Je veux partir sans fermer de barrière

Ce seront mes dernière semaines en présence d’élèves.
Je les ai imaginés ces derniers moments juste avant la retraite, j’ai parfois redouté leur charge de regret, leur couleur un peu triste de nostalgie pesante, j’ai aussi pensé leur saveur d’échange, la présence de ces traces d’espoir attachées au fait même d’enseigner.

Ce matin, je les ai devant moi, elles m’ont été décrites en visio-conférence, dessinées dans un tableau A4, racontées en trois feuilles au titre de protocole. Mes dernières semaines, ce seront 4 matinées de « présentiel » pour un reste virtuel évanescent consenti au pédagogue, ce sera une présence masquée à distance sociale (certains mieux intentionnés disent physique) de mes élèves, et ce sera une activité essentiellement consacrée à des gestes barrière (les mieux intentionnés diront « gestes de protection »).

Voilà : il est là, le point final d’un parcours d’enseignant dans lequel j’ai vraiment essayé d’embarquer mes ambitions de transformation sociale et d’émancipation humaine, en toute modestie, juste à ma mesure, en cherchant les escales au compas du hasard et des rencontres offertes. J’ai choisi d’entamer ce voyage, j’ai mis mes convictions dans mon bagage (juste à côté de mes lâchetés et de mes faiblesses) et j’ai cherché, sinon une destination, du moins des ports qui donnent envie d’ajouter des escales.

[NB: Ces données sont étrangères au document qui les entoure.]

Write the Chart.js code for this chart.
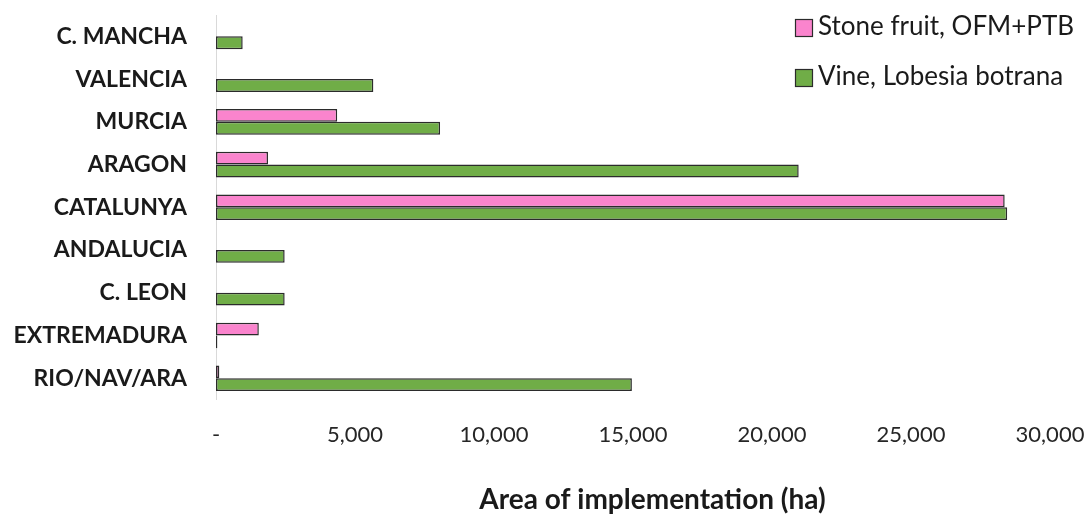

Ce point final, je le sais ce matin, ce ne sera pas un port. Le voyage s’arrête en mer, en pleine tempête. Nul n’y peut rien aujourd’hui, même si on peut discuter ce qui aurait permis d’anticiper le grain, de préparer le bateau.

Mais ce port qui manque à mon histoire de prof, j’ai peur qu’il se dérobe aussi pour ceux qui continuent. Ces dernières semaines portent en elles-mêmes les lendemains de l’école, construisent sa grammaire, définissent des caps : l’élève face à lui-même qui trace son parcours, responsable de ses erreurs, méritant ses succès ; l’enseignant à distance qui s’adresse à chacun à défaut de travailler avec tous ; les barrières qui séparent et la distance qui sauve…

A l’école, pourtant, c’est ensemble que l’on tisse les racines de cette société de partage, de solidarité et de justice sans laquelle l’humanité continuera de courir à sa perte ; c’est à l’école que peut naître la conscience collective que, quand on partage la même planète, toute économie de la compétition est mortifère. C’est à l’école donc que l’on peut rapprocher, que l’on peut faire sentir la supériorité de l’intelligence collective, faire naître la notion de « communs », faire sentir la joie construire ensemble et pour tous. C’est sur cette conviction que j’ai fondé mon choix de la pédagogie de projet, que j’ai essayé d’engager mes élèves, tous mes élèves depuis presque 40 ans dans des aventures collectives.

Mes dernière semaines devaient permettre aux derniers d’embarquer leurs parents, leurs amis, dans un débat-spectacle sur le combat des femmes, de proposer les derniers numéros de K’eskon Attend à qui veut lire leur vision de leur ville, de s’aventurer sur le rivage de la presse satirique avec un numéro du Chat Noir. Je les passerai à surveiller qu’ils restent bien à leur place, construisent bien les barrières et nos regards croisés chercheront des espaces au dessus de nos masques.